Workers reported overtime was often excessive and sometimes mandatory; many complained employers forced them to work 12-hour days, although the legal limit is 10 including overtime. Workers often faced fines, dismissal, or loss of premium pay if they refused to work overtime. Workers and labor organizations raised concerns that the use of short-term contracts (locally known as fixed duration contracts) allowed firms, especially in the garment sector where productivity growth remained relatively flat, to avoid certain wage and legal requirements. Fixed duration contracts also allowed employers greater freedom to terminate the employment of union organizers and pregnant women simply by failing to renew their contracts. The law limits such contracts to a maximum of 24 months. Employers regularly hired workers on fixed duration contracts–most often of three-month duration–indefinitely. The Ministry of Labor and Vocational Training interpreted the law to allow for such serial short-term contracts, provided there was some break in employment every 24 months. The Arbitration Council and the ILO disputed this interpretation of the law, noting that after 24 months, an employee must be offered a permanent “unlimited duration contract.” (Also see section 7.a.).

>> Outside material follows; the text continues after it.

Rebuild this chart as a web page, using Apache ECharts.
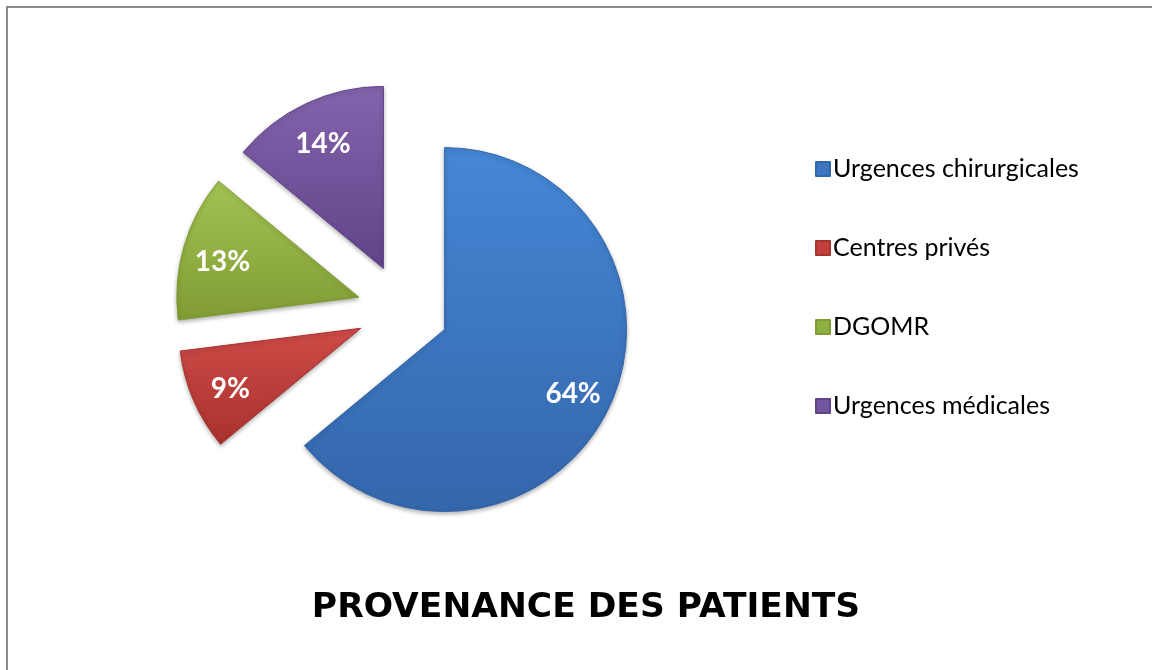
<!DOCTYPE html>
<html>
<head>
<meta charset="utf-8">
<script src="https://cdn.jsdelivr.net/npm/echarts@6/dist/echarts.min.js"></script>
<style>
  html, body { margin: 0; padding: 0; background: #fff; }
  #chart { width: 1152px; height: 670px; }
</style>
</head>
<body>
<div id="chart"></div>
<script>
// data
const categories = ['Urgences chirurgicales', 'Centres privés', 'DGOMR', 'Urgences médicales'];
const values = [64, 9, 13, 14];
const topColors = ['#4587d6', '#cf4b47', '#a4c353', '#8464ad'];
const bottomColors = ['#3466ab', '#a8322e', '#809c34', '#604389'];
const legendColors = ['#3d76c0', '#c0403c', '#90b043', '#7356a0'];

const chart = echarts.init(document.getElementById('chart'));

const grad = (i) => new echarts.graphic.LinearGradient(0, 0, 0, 1, [
  { offset: 0, color: topColors[i] },
  { offset: 1, color: bottomColors[i] }
]);

const pieData = categories.map((name, i) => ({
  name: name,
  value: values[i],
  selected: true,
  itemStyle: { color: grad(i), borderColor: bottomColors[i], borderWidth: 1 }
}));

const labelData = categories.map((name, i) => ({
  name: name,
  value: values[i],
  selected: true
}));

const options = {
  animation: false,
  graphic: [
    {
      type: 'rect',
      shape: { x: 7, y: 7, width: 1160, height: 680 },
      style: { fill: 'none', stroke: '#8c8c8c', lineWidth: 2 },
      silent: true
    }
  ],
  title: {
    text: 'PROVENANCE DES PATIENTS',
    left: 581,
    top: 586,
    textAlign: 'center',
    textStyle: {
      fontFamily: 'DejaVu Sans',
      fontWeight: 'bold',
      fontSize: 34.5,
      color: '#000'
    }
  },
  legend: {
    orient: 'vertical',
    left: 810,
    top: 151,
    icon: 'rect',
    itemWidth: 14,
    itemHeight: 14,
    itemGap: 53,
    selectedMode: false,
    textStyle: { fontFamily: 'Lato', fontSize: 25, color: '#000', lineHeight: 26, padding: [0, 0, 0, -2] },
    data: categories.map((name, i) => ({ name: name, itemStyle: { color: legendColors[i] } }))
  },
  series: [
    {
      name: 'Provenance',
      type: 'pie',
      center: [403, 310],
      radius: 182,
      startAngle: 90,
      clockwise: true,
      selectedMode: 'multiple',
      selectedOffset: 46,
      label: { show: false },
      labelLine: { show: false },
      emphasis: { disabled: true },
      itemStyle: {
        shadowColor: 'rgba(0,0,0,0.3)',
        shadowBlur: 4,
        shadowOffsetY: 2
      },
      data: pieData
    },
    {
      // transparent ring that only carries the percentage labels
      name: 'labels',
      type: 'pie',
      center: [403, 314],
      radius: [96, 182],
      startAngle: 90,
      clockwise: true,
      selectedMode: 'multiple',
      selectedOffset: 46,
      silent: true,
      itemStyle: { color: 'rgba(0,0,0,0)' },
      emphasis: { disabled: true },
      labelLine: { show: false },
      label: {
        show: true,
        position: 'inside',
        formatter: '{c}%',
        fontFamily: 'Lato',
        fontWeight: 'bold',
        fontSize: 28,
        color: '#fff'
      },
      data: labelData
    }
  ]
};

chart.setOption(options);
</script>
</body>
</html>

An April 2017 survey conducted by the BWTUC estimated there were 200,000 citizens working in the construction industry; 89 percent of 1,010 respondents did not have contracts, most never received bonuses or severance pay, and only 9 percent were enrolled with the National Social Security Fund (NSSF). Work-related injuries and health problems were common. Most large garment factories producing for markets in developed countries met relatively high health and safety standards as conditions of their contracts with buyers. Working conditions in small-scale factories and cottage industries were poor and often failed to meet international standards. The Department of Occupational Safety and Health (OSH) reported 2,533 work-related injuries in the first six months of the year, up slightly from 2017; of these injuries, 444 were the result of road accidents, since employers often transported garment workers to and from work in the back of unsafe open-bed trucks.
Mass fainting remained a problem. The NSSF reported 1,350 workers fainted in 13 factories in the first six months of the year, up from 415 workers fainting in eight factories in the same period in 2017. There were no reports of serious injuries due to fainting. Observers reported excessive overtime, poor health, insufficient sleep, poor ventilation, lack of nutrition, pesticide in nearby rice paddies, and toxic fumes from the production process all contributed to mass fainting.
The BFC reported that complying with OSH standards was a growing challenge in the garment export sector largely due to improper company policies, procedures, and poorly defined supervisory roles and responsibilities. The BFC reported increased noncompliance in every OSH variable measured, including exposure to chemicals and hazardous substances, emergency preparedness, OSH management systems, welfare facilities, worker environment, worker protection, and worker accommodations.